Is Declining Trust Dangerous for Congressional Incumbents?

by John Sides on April 19, 2010 · 4 comments

in Campaigns and elections

The new Pew report on trust in government is out, and, as we would expect amidst an economic downturn, trust is low. One question is what this means for the 2010 election. Pew notes “record anti-incumbent sentiment.” This leads Chris Cilizza to write:

..unrest…is at the foundation of what is shaping up to be a strongly anti-incumbent political year…Those soaring levels of dissatisfaction have to worry incumbents of both parties—although the electoral pain will almost certainly be felt more by Democrats since, well, they have a lot more incumbents in the House and Senate.
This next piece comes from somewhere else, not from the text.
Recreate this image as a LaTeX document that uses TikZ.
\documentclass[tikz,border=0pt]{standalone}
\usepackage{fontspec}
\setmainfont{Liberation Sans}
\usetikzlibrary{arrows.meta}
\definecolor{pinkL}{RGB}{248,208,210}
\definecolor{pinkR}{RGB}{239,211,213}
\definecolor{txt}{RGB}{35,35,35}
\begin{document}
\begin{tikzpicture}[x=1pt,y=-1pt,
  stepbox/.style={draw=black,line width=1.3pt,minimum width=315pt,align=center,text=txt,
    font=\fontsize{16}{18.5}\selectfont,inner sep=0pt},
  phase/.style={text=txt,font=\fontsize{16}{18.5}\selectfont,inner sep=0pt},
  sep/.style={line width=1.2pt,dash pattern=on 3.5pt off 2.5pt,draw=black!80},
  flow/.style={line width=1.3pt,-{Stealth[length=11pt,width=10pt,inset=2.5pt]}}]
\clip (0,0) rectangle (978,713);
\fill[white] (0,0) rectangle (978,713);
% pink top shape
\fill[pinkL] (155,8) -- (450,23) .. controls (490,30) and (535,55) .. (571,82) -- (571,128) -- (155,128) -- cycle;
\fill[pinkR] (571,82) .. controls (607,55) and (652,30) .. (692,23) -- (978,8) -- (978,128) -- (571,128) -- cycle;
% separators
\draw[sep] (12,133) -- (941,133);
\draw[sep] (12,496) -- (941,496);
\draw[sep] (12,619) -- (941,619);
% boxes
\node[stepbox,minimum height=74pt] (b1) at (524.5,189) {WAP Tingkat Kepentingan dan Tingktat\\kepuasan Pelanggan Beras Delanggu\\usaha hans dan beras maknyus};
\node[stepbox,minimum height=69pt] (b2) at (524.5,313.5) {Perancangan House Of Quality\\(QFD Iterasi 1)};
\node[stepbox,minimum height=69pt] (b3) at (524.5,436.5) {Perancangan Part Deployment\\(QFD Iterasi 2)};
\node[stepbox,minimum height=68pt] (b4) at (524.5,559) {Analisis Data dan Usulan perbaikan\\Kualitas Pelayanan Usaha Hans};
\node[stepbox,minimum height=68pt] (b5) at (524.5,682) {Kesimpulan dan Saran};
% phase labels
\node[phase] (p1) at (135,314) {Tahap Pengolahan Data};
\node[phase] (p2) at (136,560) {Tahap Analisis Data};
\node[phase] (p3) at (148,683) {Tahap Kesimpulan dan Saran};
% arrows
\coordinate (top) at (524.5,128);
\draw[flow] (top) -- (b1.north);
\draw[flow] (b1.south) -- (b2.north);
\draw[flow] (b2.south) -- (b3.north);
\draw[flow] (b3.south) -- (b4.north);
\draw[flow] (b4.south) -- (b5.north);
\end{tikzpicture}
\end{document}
This suggests a testable hypothesis: more congressional incumbents lose elections when trust in government declines. Conveniently, Pew put some data on-line. It has the number of House incumbents who lost their elections (1958-2008) as well as a database of trust questions (from which I take the American National Election Study data, which I charted previously, combined with one CBS/NYT poll from October 2006, a year when the ANES did not field its standard election survey). Here is the graph:

trustincumbentlosses.png

Hmm, so much for the anti-incumbent effects of trust. Thanks to a few outliers, the relationship between trust and incumbent losses is actually positive, although it is not statistically significant. Thus, I call this a null relationship.
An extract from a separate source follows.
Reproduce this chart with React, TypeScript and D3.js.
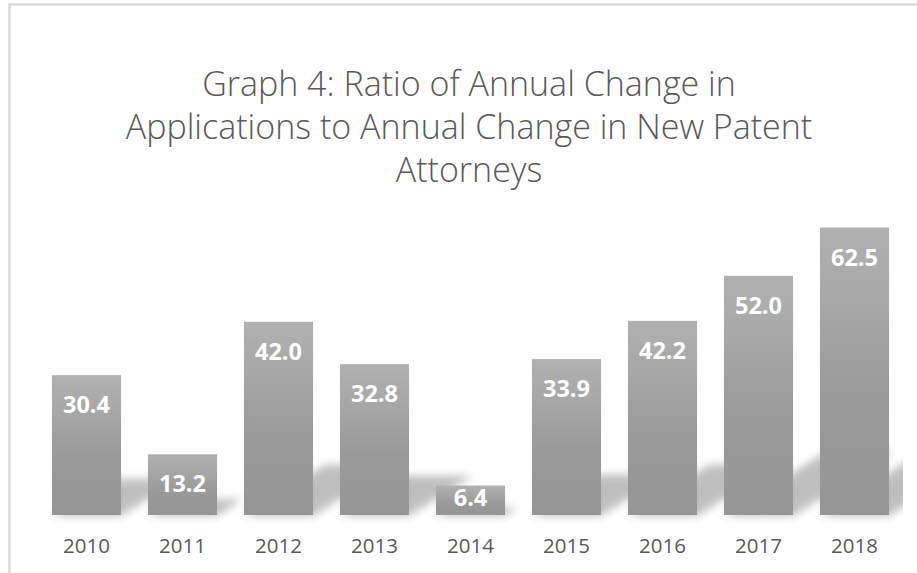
import React from "react";
import * as d3 from "d3";

const years = ["2010", "2011", "2012", "2013", "2014", "2015", "2016", "2017", "2018"];
const ratios = [30.4, 13.2, 42.0, 32.8, 6.4, 33.9, 42.2, 52.0, 62.5];
const titleLines = [
  "Graph 4: Ratio of Annual Change in",
  "Applications to Annual Change in New Patent",
  "Attorneys",
];

const W = 917;
const H = 573;

export default function App() {
  const x = d3.scaleBand<string>().domain(years).range([38.5, 902.5]).paddingInner(0.28).paddingOuter(0.14);
  const y = d3.scaleLinear().domain([0, 70]).range([515, 193]);
  const base = y(0);
  const bw = x.bandwidth();

  return (
    <svg width={W} height={H} style={{ position: "absolute", left: 0, top: 0, display: "block" }} xmlns="http://www.w3.org/2000/svg">
      <defs>
        <linearGradient id="barGrad" x1="0" y1="0" x2="0" y2="1">
          <stop offset="0%" stopColor="#b1b1b1" />
          <stop offset="60%" stopColor="#9a9a9a" />
          <stop offset="100%" stopColor="#959595" />
        </linearGradient>
        <filter id="blur" x="-20%" y="-20%" width="140%" height="140%">
          <feGaussianBlur stdDeviation="4" />
        </filter>
        <clipPath id="plotClip">
          <rect x={30} y={150} width={873} height={375} />
        </clipPath>
      </defs>
      <rect x={0} y={0} width={W} height={H} fill="#ffffff" />
      <rect x={9.5} y={4.5} width={1000} height={700} fill="#ffffff" stroke="#d9d9d9" strokeWidth={2.5} />

      {titleLines.map((t, i) => (
        <text
          key={i}
          x={469}
          y={96 + i * 43}
          textAnchor="middle"
          fontFamily="'Open Sans', 'DejaVu Sans', sans-serif"
          fontWeight={300}
          fontSize={34}
          fill="#595959"
        >
          {t}
        </text>
      ))}

      <g clipPath="url(#plotClip)">
        <g filter="url(#blur)" opacity={0.25}>
          {years.map((yr, i) => {
            const h = base - y(ratios[i]);
            const x0 = x(yr)!;
            const x1 = x0 + bw;
            const s = h * 0.26;
            const d = h * 0.42;
            const pts = [
              [x0, base + 1],
              [x1, base + 1],
              [x1 + d, base - s],
              [x0 + d, base - s],
            ];
            return <polygon key={yr} points={pts.map((p) => p.join(",")).join(" ")} fill="#000" />;
          })}
        </g>
      </g>

      {years.map((yr, i) => {
        const top = y(ratios[i]);
        const h = base - top;
        return (
          <rect key={yr} x={x(yr)} y={top} width={bw} height={h} fill="url(#barGrad)" />
        );
      })}

      {years.map((yr, i) => {
        const top = y(ratios[i]);
        const h = base - top;
        const ly = h >= 44 ? top + 38 : top + h / 2 + 6;
        return (
          <text
            key={yr}
            x={x(yr)! + bw / 2}
            y={ly}
            textAnchor="middle"
            fontFamily="'Open Sans', 'DejaVu Sans', sans-serif"
            fontWeight={700}
            fontSize={23.5}
            fill="#ffffff"
          >
            {ratios[i].toFixed(1)}
          </text>
        );
      })}

      {years.map((yr) => (
        <text
          key={yr}
          x={x(yr)! + bw / 2}
          y={553}
          textAnchor="middle"
          fontFamily="'Open Sans', 'DejaVu Sans', sans-serif"
          fontSize={20.5}
          fill="#595959"
        >
          {yr}
        </text>
      ))}
    </svg>
  );
}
To be fair, both Pew and Cilizza make a second, more qualified claim: this distrust of government is really worse for Democratic incumbents. Here is the key Pew tabulation:

pewtrust.gif

Here is Cilizza:

More potentially problematic for Democrats is that the Pew poll also shows that the discontent toward the federal government runs far stronger among Republicans and independents and appears to be directly correlated with voter intensity.

But Cilizza’s choice of the word “correlated” is important. We really don’t know, based on this tabulation, whether it’s distrust of the government that driving anticipated voting behavior or something else that is correlated with distrust—namely, dissatisfaction with the economy. The distinction is important. If the economy is the key, the Democrats may not have to fix the government to mitigate their losses in 2010, simply preside over an improving economy. To that end, I note some new Gallup data, which show increasing satisfaction with the direction of the country among both Democrats and independents. Levels of satisfaction are still low in absolute terms, but if these trends continue, the Democratic majorities might yet survive 2010.

{ 4 comments }

Scott McClurg April 19, 2010 at 5:41 pm

I’m willing to bet that the trend looks slightly different if you replace “incumbent loss” with “party switches” and separate the graphs by whether its an open seat or not. Open seats, of course, are always more liable to turnover over. But are they more likely to turn over when there is less trust? I’m not sure I’ve seen this published anywhere, but it might lead to the perception that trust matters for turnover if incumbents are responsive to such a trend and strategically retire and/or open seats turnover more.

LD April 19, 2010 at 7:39 pm

Since 1970 it looks like the Pew hypothesis holds up pretty well. Might the 1960s be distinct, both in terms of trust and turnover? What is the correlation from 1970-present? That said, since trust is highly correlated with congressional approval across time I doubt a definitive statement can be made on the matter with the aggregate NES data.

Dan Drezner April 20, 2010 at 9:01 am

Eyeballing the scatter plot, I don’t see a null relationship, I see a parabolic one: incumbents get tossed out when trust in government is very low or very high.

Robert April 21, 2010 at 2:28 pm

I got a much more interesting relationship between presidential approval/disapproval and change in the composition of the house. You can see my graph here. It takes a bit of explaining: the x-axis is log(approval/disapproval) and the y-axis is the log-odds of the change in the President’s party in the house compared to the previous congress. Red indicates the President was a Republican, black indicates the President was a Democrat.

You can see that only in 1998 and 2002 did the President’s party pick up seats in the House. You can also see that 1974 was an anomaly since Nixon was still president six months before the mid-term but Ford was in office two months before the mid-term.

As a methodological note, I look at log odds for the change in House composition because the number of seats you lose (or win) should depend in part on how many you have to defend. That makes more sense to me than looking at the absolute number of seats won or lost, as you use for your y-axis.